Pickling is one of the oldest methods of food preservation. It encourages the growth of good bacteria, thereby preventing the spread of microorganisms that can make us sick. Many pickled foods go through fermentation, which can take several weeks, but you can also pickle things more quickly by soaking food in an acidic brine.
Quick pickles focus more on flavor than preservation, but can still keep several weeks in your refrigerator. These pickles are quick because they don't require the canning process.
You can select any crisp vegetable for quick pickles - green beans, cauliflower, carrots, or a combination. There are a number of recipes available, and I'll share one with you now, but once you have the basic principles down, you can modify this recipe to suit your own tastes. My favorite pickled vegetable is the cucumber with a bit of sweet onion, and as you know I like things spicy, so my recipe reflects my preferences.
Quick Spicy Pickles
Makes 1 1/2 - 2 pints
1 large cucumber, peeled and sliced into rounds
1 small, young Vidalia onion, sliced very thin
1/2 cup white vinegar
1/2 cup cider vinegar
1 Tbsp white sugar
2 tsp kosher salt
2 cloves garlic, minced
1 1/2 tsp mustard seed
1/2 tsp black peppercorns
1 tsp red pepper flakes
2 tsp dried dill
First you need to prepare your vegetables. Trim off any inedible bits, and try to cut them in uniform thickness for consistent preparation. Place them in prepared containers. I use glass jars recycled from other products. Make sure they are really clean and don't still smell like the item previously contained or it will change the flavor and appearance of your pickles.
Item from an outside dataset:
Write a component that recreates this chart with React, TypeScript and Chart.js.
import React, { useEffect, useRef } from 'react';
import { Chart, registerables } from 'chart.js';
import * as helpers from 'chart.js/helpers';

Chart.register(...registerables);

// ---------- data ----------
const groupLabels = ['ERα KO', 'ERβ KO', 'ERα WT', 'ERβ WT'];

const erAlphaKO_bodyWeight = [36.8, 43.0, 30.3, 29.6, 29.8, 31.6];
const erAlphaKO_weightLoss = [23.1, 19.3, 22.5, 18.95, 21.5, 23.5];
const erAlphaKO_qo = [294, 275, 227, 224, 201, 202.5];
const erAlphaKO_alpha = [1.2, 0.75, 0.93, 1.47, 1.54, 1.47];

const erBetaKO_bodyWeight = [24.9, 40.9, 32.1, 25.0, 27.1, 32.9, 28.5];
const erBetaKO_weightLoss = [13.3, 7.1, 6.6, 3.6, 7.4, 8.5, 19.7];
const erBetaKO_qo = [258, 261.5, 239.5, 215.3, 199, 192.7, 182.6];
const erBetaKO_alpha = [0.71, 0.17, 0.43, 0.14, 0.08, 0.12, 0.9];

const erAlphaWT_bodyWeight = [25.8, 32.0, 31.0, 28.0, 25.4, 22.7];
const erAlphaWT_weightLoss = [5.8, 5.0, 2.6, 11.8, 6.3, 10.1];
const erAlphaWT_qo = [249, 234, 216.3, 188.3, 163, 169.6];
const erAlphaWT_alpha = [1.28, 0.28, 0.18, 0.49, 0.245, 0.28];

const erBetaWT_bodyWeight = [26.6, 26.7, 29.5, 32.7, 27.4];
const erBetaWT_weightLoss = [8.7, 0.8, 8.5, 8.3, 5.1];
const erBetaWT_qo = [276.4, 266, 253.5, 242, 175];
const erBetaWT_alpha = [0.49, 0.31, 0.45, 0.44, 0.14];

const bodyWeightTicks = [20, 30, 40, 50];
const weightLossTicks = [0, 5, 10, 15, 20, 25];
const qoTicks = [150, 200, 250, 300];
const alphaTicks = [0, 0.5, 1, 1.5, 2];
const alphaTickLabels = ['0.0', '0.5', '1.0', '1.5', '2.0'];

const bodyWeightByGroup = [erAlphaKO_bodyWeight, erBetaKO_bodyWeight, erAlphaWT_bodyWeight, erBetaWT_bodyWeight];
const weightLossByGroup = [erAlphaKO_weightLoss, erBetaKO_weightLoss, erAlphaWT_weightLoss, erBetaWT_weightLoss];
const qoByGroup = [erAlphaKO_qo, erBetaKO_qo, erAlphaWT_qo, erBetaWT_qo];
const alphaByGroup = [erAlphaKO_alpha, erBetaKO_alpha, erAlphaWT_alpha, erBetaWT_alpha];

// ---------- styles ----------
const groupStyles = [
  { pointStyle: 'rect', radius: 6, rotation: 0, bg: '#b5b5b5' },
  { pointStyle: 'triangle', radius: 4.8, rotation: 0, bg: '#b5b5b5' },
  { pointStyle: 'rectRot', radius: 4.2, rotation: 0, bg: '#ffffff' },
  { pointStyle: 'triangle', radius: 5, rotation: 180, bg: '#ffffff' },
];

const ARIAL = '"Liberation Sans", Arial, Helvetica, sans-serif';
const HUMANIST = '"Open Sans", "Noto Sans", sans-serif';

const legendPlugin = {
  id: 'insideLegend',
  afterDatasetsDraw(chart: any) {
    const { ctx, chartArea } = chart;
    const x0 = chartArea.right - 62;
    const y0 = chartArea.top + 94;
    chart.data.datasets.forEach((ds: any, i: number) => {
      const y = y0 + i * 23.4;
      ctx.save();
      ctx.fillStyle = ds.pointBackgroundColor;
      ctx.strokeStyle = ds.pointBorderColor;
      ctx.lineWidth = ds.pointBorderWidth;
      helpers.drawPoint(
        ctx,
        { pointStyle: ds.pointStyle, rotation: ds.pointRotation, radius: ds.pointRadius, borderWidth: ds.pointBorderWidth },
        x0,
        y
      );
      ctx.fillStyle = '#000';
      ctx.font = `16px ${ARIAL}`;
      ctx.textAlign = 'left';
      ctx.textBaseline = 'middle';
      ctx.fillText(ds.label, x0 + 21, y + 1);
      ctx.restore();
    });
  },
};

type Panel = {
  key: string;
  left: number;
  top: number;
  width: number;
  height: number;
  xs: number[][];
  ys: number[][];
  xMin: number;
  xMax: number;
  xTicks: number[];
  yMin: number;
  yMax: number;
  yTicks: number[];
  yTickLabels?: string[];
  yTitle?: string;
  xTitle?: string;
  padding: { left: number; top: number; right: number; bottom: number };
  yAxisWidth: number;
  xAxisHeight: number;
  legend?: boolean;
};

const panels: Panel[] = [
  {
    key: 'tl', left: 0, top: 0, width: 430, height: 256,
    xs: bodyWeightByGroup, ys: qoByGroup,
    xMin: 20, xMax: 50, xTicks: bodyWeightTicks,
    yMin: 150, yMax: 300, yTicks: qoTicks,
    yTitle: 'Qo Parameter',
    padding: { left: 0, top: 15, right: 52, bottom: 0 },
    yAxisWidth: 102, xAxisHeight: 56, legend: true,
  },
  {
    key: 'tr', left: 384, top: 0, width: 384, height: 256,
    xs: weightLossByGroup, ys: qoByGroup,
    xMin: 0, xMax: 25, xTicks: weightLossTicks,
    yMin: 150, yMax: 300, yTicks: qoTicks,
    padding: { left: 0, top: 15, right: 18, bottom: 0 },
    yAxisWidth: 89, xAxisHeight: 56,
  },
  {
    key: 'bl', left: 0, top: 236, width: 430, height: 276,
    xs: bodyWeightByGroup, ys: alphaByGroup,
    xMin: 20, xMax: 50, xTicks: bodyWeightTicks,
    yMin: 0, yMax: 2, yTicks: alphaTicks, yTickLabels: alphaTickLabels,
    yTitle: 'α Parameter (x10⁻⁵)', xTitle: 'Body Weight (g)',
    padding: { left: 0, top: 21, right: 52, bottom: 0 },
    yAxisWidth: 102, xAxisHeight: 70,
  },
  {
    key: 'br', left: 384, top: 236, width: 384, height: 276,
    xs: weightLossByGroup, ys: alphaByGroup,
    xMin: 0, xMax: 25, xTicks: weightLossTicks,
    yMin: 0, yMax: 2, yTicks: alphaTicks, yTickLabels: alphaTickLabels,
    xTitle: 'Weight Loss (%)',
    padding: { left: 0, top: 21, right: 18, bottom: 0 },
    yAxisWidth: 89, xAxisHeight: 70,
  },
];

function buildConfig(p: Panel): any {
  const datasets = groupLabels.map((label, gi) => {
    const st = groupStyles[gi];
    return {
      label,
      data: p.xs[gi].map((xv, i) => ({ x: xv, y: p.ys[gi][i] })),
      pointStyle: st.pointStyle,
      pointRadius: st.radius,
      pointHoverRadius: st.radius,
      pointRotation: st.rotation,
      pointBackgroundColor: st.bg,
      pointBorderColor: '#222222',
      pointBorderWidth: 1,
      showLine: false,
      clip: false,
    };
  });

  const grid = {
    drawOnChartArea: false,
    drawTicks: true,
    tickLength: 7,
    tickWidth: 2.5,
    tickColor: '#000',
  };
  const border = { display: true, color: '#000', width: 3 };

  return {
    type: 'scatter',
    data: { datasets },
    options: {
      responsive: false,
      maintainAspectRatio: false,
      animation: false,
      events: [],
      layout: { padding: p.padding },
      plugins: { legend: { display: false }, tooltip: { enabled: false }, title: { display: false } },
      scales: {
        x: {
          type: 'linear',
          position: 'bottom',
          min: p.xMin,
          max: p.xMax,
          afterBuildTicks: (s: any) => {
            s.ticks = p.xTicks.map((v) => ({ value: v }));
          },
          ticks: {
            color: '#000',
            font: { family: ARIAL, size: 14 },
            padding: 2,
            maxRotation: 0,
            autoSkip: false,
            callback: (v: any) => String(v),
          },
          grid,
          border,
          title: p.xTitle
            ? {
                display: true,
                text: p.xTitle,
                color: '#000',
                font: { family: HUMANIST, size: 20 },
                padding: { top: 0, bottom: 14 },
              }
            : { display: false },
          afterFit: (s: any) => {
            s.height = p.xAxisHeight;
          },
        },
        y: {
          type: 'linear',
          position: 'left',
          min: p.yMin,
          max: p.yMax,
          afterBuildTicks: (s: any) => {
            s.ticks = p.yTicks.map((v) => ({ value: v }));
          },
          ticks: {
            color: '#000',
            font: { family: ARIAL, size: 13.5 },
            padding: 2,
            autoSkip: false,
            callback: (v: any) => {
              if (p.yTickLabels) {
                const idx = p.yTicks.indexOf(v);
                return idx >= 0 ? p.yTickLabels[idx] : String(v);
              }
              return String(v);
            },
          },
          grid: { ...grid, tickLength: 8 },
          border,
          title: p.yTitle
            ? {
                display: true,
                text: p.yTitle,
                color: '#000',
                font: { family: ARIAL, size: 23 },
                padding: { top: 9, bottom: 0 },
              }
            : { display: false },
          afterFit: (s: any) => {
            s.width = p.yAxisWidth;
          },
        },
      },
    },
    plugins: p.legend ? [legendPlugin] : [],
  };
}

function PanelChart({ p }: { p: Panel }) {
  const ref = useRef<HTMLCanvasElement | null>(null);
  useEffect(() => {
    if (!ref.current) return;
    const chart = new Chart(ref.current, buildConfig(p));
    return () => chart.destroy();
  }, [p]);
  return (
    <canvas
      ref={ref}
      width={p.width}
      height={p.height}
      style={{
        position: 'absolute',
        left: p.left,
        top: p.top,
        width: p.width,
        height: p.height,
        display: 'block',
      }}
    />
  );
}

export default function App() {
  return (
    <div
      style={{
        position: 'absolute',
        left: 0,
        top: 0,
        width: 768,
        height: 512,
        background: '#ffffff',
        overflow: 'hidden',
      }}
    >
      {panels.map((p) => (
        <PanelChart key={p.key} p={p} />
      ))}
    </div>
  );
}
Next, create your brine. The main ingredient is vinegar. I like the combination of white and cider vinegars, but you can use just about any kind. I don't recommend balsamic vinegar, however because it is too syrupy. You can eyeball the amount to ensure your veggies will be covered.
Salt is always included to draw moisture out of the vegetables and encourage growth of useful bacteria. Sweeteners are also often included, especially if the vinegar amount is not diluted with water. I prefer white sugar, but you could try brown sugar, honey, agave syrup, etc... Finally, you add the spices. I like strong, spicy flavors, but you could try other more subtle spices and herbs or even grab a jar of pickling spice.
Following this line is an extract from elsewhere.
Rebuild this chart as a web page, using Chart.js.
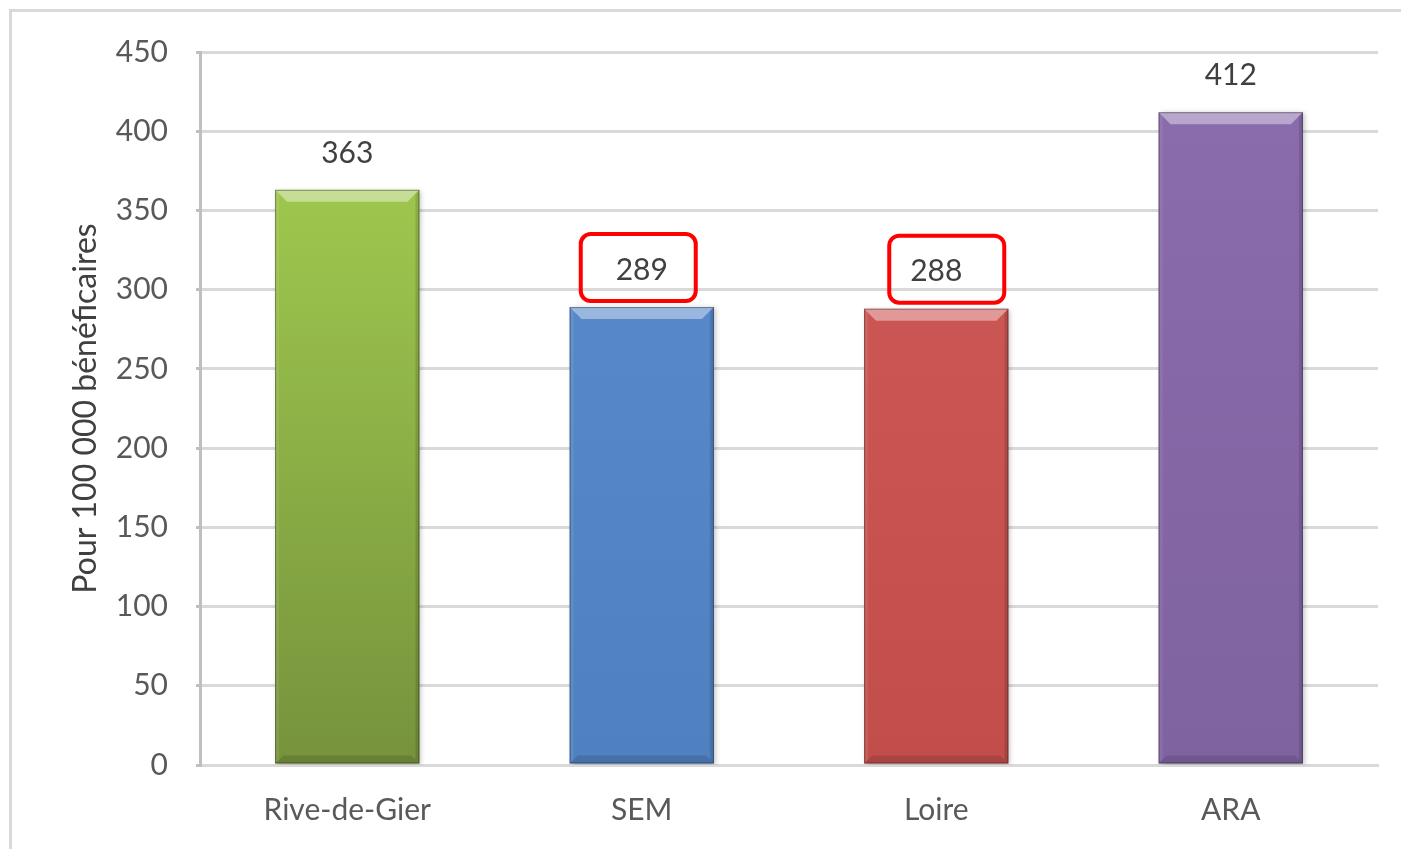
<!DOCTYPE html>
<html>
<head>
<meta charset="utf-8">
<script src="https://cdn.jsdelivr.net/npm/chart.js@4"></script>
<style>
  body { margin: 0; background: #fff; }
  #wrap { width: 1401px; height: 849px; position: relative; }
</style>
</head>
<body>
<div id="wrap"><canvas id="myChart" width="1401" height="849"></canvas></div>
<script>
const categories = ['Rive-de-Gier', 'SEM', 'Loire', 'ARA']
const values = [363, 289, 288, 412]
const yTicks = [0, 50, 100, 150, 200, 250, 300, 350, 400, 450]
const highlighted = ['SEM', 'Loire']

const topColors = ['#a8d352', '#5b8dcf', '#d05a58', '#8b6cad']
const bottomColors = ['#76933c', '#4f80c0', '#c24e4c', '#7f62a0']
// the hand-drawn boxes are not centred the same way on each label
const boxShift = { SEM: -4, Loire: 10 }

// outer frame like the original picture
const framePlugin = {
    id: 'frame',
    beforeDraw(chart) {
        const ctx = chart.ctx
        ctx.save()
        ctx.strokeStyle = '#d9d9d9'
        ctx.lineWidth = 3
        ctx.strokeRect(10.5, 10.5, 1420, 900)
        ctx.restore()
    }
}

// soft shadow behind bars
const shadowPlugin = {
    id: 'barShadow',
    beforeDatasetsDraw(chart) {
        const ctx = chart.ctx
        ctx.save()
        ctx.shadowColor = 'rgba(0,0,0,0.25)'
        ctx.shadowBlur = 5
        ctx.shadowOffsetX = 2
        ctx.shadowOffsetY = 1
    },
    afterDatasetsDraw(chart) {
        chart.ctx.restore()
    }
}

// bevel, value labels and the red boxes
const bevelPlugin = {
    id: 'bevel',
    afterDatasetsDraw(chart) {
        const ctx = chart.ctx
        const meta = chart.getDatasetMeta(0)
        meta.data.forEach((bar, i) => {
            const w = bar.width
            const l = bar.x - w / 2, r = bar.x + w / 2
            const t = bar.y, b = bar.base
            const bv = 12
            ctx.save()
            // top bevel
            ctx.fillStyle = 'rgba(255,255,255,0.4)'
            ctx.beginPath()
            ctx.moveTo(l, t); ctx.lineTo(r, t); ctx.lineTo(r - bv, t + bv); ctx.lineTo(l + bv, t + bv)
            ctx.closePath(); ctx.fill()
            // right side
            ctx.fillStyle = 'rgba(0,0,0,0.12)'
            ctx.beginPath()
            ctx.moveTo(r, t); ctx.lineTo(r, b); ctx.lineTo(r - 4, b - 4); ctx.lineTo(r - 4, t + 4)
            ctx.closePath(); ctx.fill()
            // left side
            ctx.fillStyle = 'rgba(255,255,255,0.08)'
            ctx.beginPath()
            ctx.moveTo(l, t); ctx.lineTo(l, b); ctx.lineTo(l + 4, b - 4); ctx.lineTo(l + 4, t + 4)
            ctx.closePath(); ctx.fill()
            // bottom bevel
            ctx.fillStyle = 'rgba(0,0,0,0.12)'
            ctx.beginPath()
            ctx.moveTo(l, b); ctx.lineTo(r, b); ctx.lineTo(r - 8, b - 8); ctx.lineTo(l + 8, b - 8)
            ctx.closePath(); ctx.fill()
            ctx.strokeStyle = 'rgba(0,0,0,0.35)'
            ctx.lineWidth = 1
            ctx.strokeRect(l + 0.5, t + 0.5, w - 1, b - t - 1)

            // value label
            ctx.fillStyle = '#404040'
            ctx.font = '30px Lato'
            ctx.textAlign = 'center'
            ctx.textBaseline = 'middle'
            ctx.fillText(values[i], bar.x, t - 37)

            if (highlighted.includes(categories[i])) {
                const cx = bar.x + boxShift[categories[i]]
                ctx.strokeStyle = '#ff0000'
                ctx.lineWidth = 4
                ctx.beginPath()
                ctx.roundRect(cx - 57, t - 73, 115, 67, 10)
                ctx.stroke()
            }
            ctx.restore()
        })
    }
}

let myChart = document.getElementById('myChart').getContext('2d')

const data = {
    labels: categories,
    datasets: [{
        data: values,
        backgroundColor: (c) => {
            const chart = c.chart
            const area = chart.chartArea
            if (!area || c.dataIndex === undefined) return topColors[c.dataIndex || 0]
            const bar = chart.getDatasetMeta(0).data[c.dataIndex]
            const top = bar && isFinite(bar.y) ? bar.y : area.top
            const g = chart.ctx.createLinearGradient(0, top, 0, area.bottom)
            g.addColorStop(0, topColors[c.dataIndex])
            g.addColorStop(1, bottomColors[c.dataIndex])
            return g
        },
        borderWidth: 0,
        barPercentage: 0.49,
        categoryPercentage: 1
    }]
}

let barChart = new Chart(myChart, {
    type: 'bar',
    data: data,
    plugins: [framePlugin, shadowPlugin, bevelPlugin],
    options: {
        responsive: false,
        animation: false,
        layout: {
            padding: { top: 52, right: 23, left: 0, bottom: 0 }
        },
        plugins: {
            legend: { display: false },
            tooltip: { enabled: false }
        },
        scales: {
            x: {
                afterFit: (s) => { s.height = 84 },
                grid: { display: false, drawTicks: false },
                border: { color: '#d9d9d9', width: 3 },
                ticks: {
                    color: '#595959',
                    padding: 27,
                    font: { family: 'Lato', size: 30 }
                }
            },
            y: {
                min: 0,
                max: 450,
                afterFit: (s) => { s.width = 200 },
                afterBuildTicks: (s) => { s.ticks = yTicks.map(v => ({ value: v })) },
                title: {
                    display: true,
                    text: 'Pour 100 000 bénéficaires',
                    color: '#404040',
                    font: { family: 'Lato', size: 32 },
                    padding: { top: 66, bottom: 0 }
                },
                grid: {
                    color: '#d9d9d9',
                    lineWidth: 3,
                    tickLength: 4,
                    tickColor: '#bfbfbf'
                },
                border: { color: '#bfbfbf', width: 3 },
                ticks: {
                    color: '#595959',
                    padding: 28,
                    font: { family: 'Lato', size: 30 }
                }
            }
        }
    }
})
</script>
</body>
</html>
Let mixture simmer over medium-low heat, stirring as the sugar and salt dissolve. Let it come to a boil, but don't let it scorch.
Turn off the heat, and pour the hot brine over the vegetables already in clean glass jars. If they aren't completely covered, you can add enough water to submerge them. Close the jars and let the pickles brine in the refrigerator for at least an hour. The longer you brine, the more flavorful they become.
Once a jar is opened again, it will keep in the fridge for about 10 days. Unopened jars keep in the fridge about a month.